++++ RECORDS FOR THIS TASK

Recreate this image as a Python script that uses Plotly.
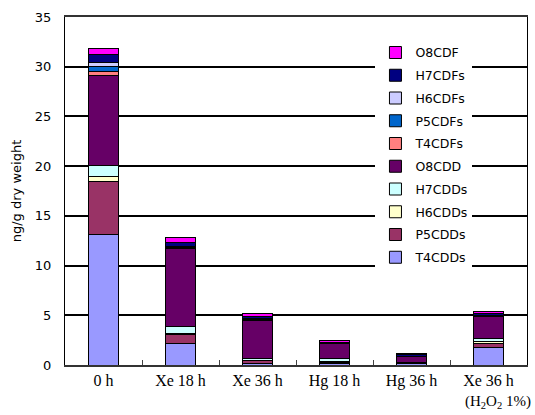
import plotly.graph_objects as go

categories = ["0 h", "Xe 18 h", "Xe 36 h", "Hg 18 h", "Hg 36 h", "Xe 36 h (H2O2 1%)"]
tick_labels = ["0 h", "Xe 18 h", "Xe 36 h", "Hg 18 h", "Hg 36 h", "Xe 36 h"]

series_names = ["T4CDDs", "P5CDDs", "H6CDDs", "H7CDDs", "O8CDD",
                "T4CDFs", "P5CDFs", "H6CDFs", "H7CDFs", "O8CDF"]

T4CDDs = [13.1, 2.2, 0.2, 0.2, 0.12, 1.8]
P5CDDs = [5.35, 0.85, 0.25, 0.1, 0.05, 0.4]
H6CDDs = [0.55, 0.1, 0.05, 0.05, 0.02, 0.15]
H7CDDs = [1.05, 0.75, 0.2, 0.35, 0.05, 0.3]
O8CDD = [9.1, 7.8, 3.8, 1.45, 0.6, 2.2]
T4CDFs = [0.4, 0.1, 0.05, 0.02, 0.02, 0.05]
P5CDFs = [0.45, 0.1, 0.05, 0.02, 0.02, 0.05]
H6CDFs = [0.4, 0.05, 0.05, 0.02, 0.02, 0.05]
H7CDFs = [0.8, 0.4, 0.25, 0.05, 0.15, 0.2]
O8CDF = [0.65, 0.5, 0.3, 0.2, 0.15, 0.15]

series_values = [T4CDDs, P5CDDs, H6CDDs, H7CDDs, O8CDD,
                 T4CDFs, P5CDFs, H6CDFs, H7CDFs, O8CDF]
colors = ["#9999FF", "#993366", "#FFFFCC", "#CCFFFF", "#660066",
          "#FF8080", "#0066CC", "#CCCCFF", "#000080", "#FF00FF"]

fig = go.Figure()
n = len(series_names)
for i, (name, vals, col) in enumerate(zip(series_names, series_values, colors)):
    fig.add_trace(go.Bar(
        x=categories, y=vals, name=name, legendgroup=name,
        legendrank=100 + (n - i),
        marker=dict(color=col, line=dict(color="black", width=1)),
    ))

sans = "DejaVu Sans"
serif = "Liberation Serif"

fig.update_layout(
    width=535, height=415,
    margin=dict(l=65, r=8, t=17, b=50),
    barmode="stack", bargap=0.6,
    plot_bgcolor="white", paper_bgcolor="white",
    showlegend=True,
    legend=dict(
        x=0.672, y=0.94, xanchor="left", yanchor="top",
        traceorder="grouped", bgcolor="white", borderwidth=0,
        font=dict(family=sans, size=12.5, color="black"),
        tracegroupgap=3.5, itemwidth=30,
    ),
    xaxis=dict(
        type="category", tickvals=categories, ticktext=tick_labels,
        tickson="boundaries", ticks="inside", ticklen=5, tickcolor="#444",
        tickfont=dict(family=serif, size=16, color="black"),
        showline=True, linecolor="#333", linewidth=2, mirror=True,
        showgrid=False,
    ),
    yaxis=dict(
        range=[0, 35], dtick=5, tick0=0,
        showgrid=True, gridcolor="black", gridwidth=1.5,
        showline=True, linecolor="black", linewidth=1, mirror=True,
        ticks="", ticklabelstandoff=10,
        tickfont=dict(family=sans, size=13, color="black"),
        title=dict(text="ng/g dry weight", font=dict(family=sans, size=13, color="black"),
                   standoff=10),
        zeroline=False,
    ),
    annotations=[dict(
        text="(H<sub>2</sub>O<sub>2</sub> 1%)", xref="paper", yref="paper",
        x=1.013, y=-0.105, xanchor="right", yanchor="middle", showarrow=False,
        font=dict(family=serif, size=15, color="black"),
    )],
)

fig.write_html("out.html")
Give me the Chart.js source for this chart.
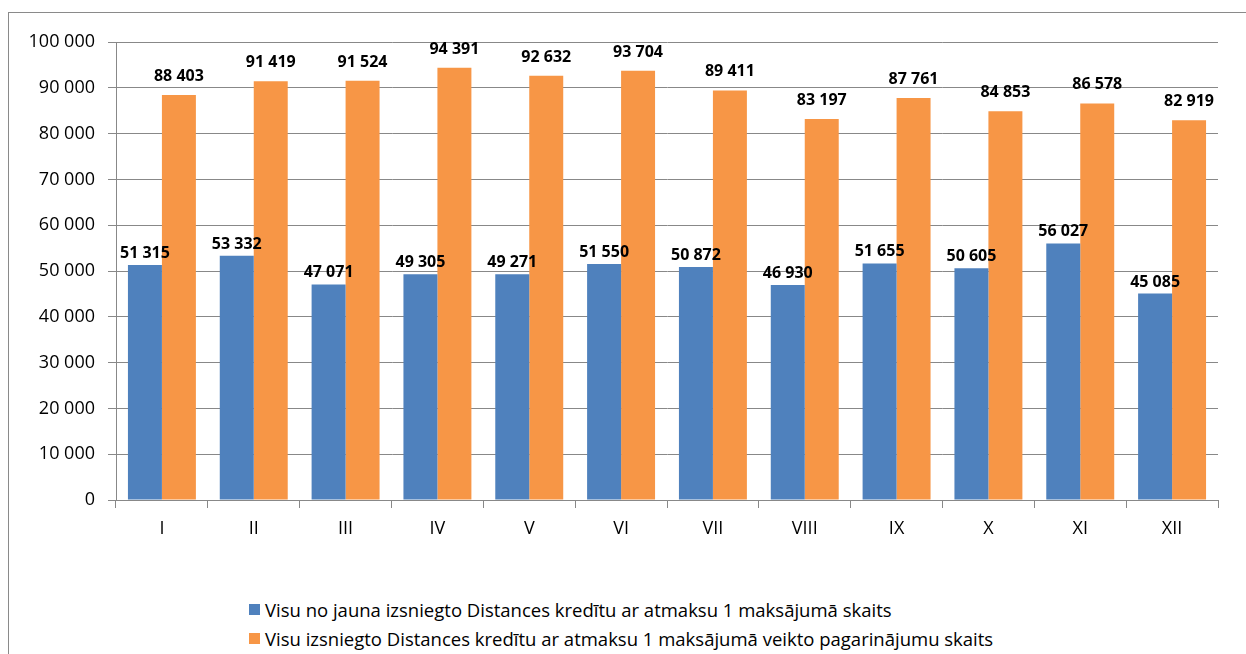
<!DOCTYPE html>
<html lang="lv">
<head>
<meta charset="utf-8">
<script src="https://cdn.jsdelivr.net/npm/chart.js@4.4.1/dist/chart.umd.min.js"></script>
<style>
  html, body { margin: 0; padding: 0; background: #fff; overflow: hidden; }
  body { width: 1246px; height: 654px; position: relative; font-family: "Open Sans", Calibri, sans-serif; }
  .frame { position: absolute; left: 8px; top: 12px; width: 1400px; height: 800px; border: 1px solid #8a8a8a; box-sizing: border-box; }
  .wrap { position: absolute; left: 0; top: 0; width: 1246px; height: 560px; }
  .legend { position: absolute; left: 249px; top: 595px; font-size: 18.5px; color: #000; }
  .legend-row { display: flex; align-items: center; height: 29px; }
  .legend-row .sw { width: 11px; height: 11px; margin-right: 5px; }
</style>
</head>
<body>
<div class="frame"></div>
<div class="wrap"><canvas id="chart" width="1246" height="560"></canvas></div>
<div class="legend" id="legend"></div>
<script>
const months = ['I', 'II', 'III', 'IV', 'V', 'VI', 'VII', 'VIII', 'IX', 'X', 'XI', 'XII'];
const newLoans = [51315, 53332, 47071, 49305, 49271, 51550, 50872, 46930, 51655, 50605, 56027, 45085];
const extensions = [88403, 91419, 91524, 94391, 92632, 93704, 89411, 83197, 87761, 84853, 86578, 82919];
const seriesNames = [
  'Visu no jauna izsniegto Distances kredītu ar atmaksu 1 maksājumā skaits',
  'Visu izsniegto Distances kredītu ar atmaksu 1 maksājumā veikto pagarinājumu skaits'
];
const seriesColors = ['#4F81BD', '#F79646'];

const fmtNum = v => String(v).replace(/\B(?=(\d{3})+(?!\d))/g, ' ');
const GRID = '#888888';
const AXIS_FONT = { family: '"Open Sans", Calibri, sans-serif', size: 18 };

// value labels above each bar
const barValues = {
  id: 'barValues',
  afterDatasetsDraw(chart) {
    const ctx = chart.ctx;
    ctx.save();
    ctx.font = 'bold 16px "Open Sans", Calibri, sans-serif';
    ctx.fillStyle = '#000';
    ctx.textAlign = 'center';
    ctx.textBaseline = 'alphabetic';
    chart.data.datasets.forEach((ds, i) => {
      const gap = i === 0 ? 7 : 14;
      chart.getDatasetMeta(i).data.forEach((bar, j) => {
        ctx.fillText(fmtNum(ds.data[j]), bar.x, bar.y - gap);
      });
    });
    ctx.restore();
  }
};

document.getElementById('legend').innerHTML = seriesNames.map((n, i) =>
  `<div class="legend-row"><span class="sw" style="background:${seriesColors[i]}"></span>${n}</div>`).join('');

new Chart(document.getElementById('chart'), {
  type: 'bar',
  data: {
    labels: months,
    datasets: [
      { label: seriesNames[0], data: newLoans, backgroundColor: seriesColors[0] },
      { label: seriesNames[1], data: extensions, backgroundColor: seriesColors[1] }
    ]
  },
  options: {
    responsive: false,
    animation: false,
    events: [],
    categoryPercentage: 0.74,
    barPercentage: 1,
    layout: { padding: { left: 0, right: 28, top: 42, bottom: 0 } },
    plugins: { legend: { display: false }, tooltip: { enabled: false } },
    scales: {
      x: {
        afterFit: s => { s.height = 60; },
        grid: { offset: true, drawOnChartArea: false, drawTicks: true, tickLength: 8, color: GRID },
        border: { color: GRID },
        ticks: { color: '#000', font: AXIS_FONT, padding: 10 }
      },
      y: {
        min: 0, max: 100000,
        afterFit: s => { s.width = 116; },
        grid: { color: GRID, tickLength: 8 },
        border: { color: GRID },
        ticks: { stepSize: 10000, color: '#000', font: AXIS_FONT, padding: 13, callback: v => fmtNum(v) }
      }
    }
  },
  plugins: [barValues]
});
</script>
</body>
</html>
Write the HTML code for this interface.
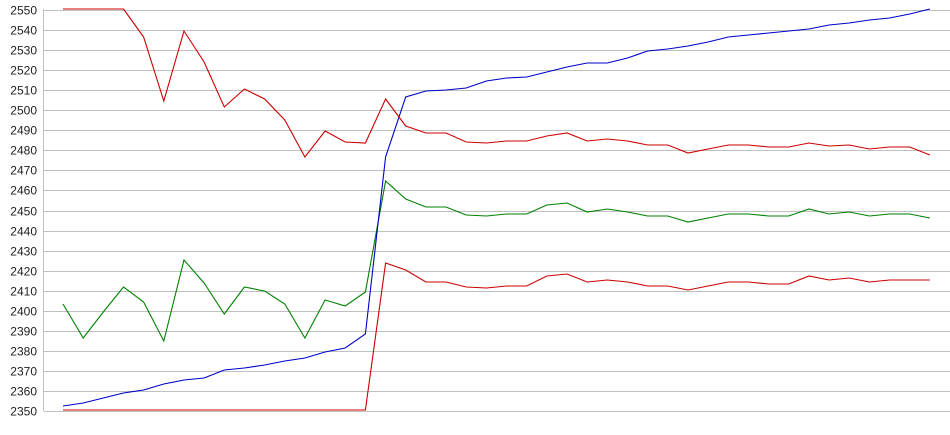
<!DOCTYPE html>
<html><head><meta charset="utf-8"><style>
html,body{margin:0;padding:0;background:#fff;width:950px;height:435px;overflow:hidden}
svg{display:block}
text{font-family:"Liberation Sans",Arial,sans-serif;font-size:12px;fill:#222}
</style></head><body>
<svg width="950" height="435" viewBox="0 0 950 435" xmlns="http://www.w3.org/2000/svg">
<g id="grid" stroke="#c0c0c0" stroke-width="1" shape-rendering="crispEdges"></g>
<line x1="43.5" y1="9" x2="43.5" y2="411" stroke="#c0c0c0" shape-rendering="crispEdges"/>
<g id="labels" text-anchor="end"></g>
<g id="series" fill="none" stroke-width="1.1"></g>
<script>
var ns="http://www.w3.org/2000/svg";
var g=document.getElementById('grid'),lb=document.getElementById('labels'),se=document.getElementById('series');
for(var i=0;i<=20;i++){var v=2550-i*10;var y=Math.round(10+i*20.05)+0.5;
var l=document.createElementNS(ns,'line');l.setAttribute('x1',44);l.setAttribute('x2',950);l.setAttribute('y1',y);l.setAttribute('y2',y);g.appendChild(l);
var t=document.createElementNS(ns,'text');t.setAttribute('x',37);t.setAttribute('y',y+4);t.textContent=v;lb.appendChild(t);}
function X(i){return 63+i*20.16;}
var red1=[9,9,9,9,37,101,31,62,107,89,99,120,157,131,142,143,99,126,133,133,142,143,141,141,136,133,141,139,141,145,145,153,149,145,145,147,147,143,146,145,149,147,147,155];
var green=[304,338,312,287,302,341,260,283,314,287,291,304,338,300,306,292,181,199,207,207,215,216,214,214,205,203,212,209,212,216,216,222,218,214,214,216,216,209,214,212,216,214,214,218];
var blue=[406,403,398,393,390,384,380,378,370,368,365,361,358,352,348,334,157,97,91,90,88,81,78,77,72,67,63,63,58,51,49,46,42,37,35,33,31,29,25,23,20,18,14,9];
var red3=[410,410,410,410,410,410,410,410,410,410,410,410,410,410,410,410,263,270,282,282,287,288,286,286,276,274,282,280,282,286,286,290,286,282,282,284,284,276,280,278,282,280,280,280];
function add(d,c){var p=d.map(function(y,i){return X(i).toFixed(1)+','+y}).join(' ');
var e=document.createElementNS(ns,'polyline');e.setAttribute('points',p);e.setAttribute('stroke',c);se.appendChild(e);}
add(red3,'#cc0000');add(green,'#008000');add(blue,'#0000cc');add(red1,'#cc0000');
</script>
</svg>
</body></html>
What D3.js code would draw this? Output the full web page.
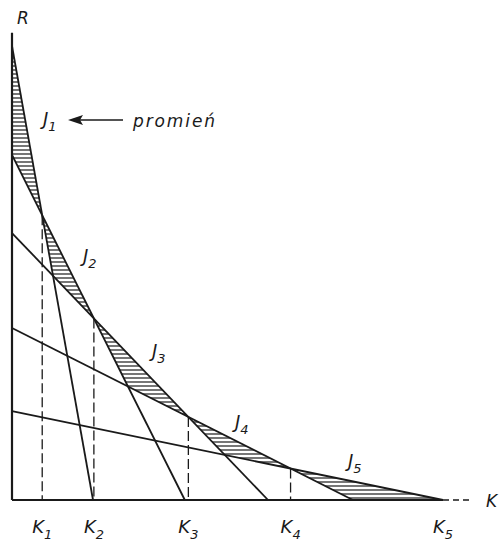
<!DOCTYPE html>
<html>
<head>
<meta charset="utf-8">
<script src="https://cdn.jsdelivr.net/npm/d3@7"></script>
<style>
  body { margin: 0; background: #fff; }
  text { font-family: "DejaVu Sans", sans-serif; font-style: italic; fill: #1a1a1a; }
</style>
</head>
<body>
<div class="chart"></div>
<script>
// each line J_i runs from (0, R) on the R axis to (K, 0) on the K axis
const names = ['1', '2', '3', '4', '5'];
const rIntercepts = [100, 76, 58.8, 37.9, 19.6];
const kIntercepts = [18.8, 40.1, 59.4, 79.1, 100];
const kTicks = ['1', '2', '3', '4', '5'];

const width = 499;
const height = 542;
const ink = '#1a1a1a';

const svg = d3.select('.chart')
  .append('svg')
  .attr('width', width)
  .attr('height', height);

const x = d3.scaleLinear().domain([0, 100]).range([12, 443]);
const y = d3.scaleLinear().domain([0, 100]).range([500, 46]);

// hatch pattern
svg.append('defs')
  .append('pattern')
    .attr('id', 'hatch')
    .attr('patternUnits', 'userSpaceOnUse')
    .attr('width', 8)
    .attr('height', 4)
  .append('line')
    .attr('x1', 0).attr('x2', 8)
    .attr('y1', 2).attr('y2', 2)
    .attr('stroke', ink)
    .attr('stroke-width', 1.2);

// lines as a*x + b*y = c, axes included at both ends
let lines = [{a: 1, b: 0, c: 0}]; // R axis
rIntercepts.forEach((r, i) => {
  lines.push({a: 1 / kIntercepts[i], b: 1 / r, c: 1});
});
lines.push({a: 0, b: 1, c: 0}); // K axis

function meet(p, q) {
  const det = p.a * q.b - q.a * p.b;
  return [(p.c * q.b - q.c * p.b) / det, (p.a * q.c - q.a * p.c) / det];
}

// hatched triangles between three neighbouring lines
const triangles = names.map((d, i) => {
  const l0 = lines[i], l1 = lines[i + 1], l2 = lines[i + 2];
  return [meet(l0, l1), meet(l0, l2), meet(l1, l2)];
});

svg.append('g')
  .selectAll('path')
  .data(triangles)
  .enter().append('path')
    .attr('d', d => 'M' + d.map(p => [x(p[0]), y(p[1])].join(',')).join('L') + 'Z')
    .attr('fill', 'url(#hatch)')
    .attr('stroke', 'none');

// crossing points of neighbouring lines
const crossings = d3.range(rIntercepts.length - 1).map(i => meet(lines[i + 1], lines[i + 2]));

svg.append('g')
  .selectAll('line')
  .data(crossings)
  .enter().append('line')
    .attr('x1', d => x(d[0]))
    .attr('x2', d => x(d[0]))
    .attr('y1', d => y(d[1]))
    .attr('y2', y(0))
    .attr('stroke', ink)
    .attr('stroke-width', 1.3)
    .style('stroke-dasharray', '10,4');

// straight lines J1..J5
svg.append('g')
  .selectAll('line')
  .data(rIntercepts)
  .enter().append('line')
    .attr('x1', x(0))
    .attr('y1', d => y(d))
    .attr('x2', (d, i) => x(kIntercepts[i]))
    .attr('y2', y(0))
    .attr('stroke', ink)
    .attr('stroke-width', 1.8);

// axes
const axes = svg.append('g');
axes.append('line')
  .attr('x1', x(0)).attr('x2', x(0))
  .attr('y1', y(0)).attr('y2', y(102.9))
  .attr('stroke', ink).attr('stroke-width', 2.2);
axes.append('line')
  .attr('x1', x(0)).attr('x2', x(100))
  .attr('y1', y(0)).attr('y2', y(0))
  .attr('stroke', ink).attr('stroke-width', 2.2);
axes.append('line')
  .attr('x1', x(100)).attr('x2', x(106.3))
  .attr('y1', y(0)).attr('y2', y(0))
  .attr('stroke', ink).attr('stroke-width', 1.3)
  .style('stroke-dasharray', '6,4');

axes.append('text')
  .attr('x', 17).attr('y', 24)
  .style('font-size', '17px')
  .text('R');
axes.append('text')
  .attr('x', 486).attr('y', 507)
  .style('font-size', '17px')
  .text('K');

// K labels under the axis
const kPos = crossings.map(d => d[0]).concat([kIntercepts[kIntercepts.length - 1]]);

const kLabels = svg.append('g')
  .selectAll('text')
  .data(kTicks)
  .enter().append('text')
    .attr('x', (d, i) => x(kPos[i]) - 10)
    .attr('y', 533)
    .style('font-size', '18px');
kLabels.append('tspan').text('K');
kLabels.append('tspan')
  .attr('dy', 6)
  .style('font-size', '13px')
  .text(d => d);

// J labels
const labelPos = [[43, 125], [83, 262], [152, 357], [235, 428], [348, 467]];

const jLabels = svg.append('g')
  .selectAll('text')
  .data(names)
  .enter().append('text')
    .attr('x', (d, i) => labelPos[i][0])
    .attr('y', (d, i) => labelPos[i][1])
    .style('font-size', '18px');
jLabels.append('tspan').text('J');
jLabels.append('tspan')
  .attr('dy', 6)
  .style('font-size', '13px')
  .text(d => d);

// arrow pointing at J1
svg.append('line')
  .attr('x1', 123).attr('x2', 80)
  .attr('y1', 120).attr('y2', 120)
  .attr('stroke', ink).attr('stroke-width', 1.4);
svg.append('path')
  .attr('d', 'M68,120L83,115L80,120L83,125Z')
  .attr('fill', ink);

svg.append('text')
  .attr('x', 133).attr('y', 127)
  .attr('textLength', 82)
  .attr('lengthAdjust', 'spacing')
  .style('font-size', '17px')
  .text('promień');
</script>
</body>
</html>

++++++++

**WHAT IS BEING ASKED:** The copy should hold exactly the lines from the line with "What D3.js code" to the line with "const y = d3.scaleLinear().domain([0, 100]).range([500, 46]);", both ends in, set down without any pictures and with nothing added.

**EXPECTED ANSWER:**
What D3.js code would draw this? Output the full web page.
<!DOCTYPE html>
<html>
<head>
<meta charset="utf-8">
<script src="https://cdn.jsdelivr.net/npm/d3@7"></script>
<style>
  body { margin: 0; background: #fff; }
  text { font-family: "DejaVu Sans", sans-serif; font-style: italic; fill: #1a1a1a; }
</style>
</head>
<body>
<div class="chart"></div>
<script>
// each line J_i runs from (0, R) on the R axis to (K, 0) on the K axis
const names = ['1', '2', '3', '4', '5'];
const rIntercepts = [100, 76, 58.8, 37.9, 19.6];
const kIntercepts = [18.8, 40.1, 59.4, 79.1, 100];
const kTicks = ['1', '2', '3', '4', '5'];

const width = 499;
const height = 542;
const ink = '#1a1a1a';

const svg = d3.select('.chart')
  .append('svg')
  .attr('width', width)
  .attr('height', height);

const x = d3.scaleLinear().domain([0, 100]).range([12, 443]);
const y = d3.scaleLinear().domain([0, 100]).range([500, 46]);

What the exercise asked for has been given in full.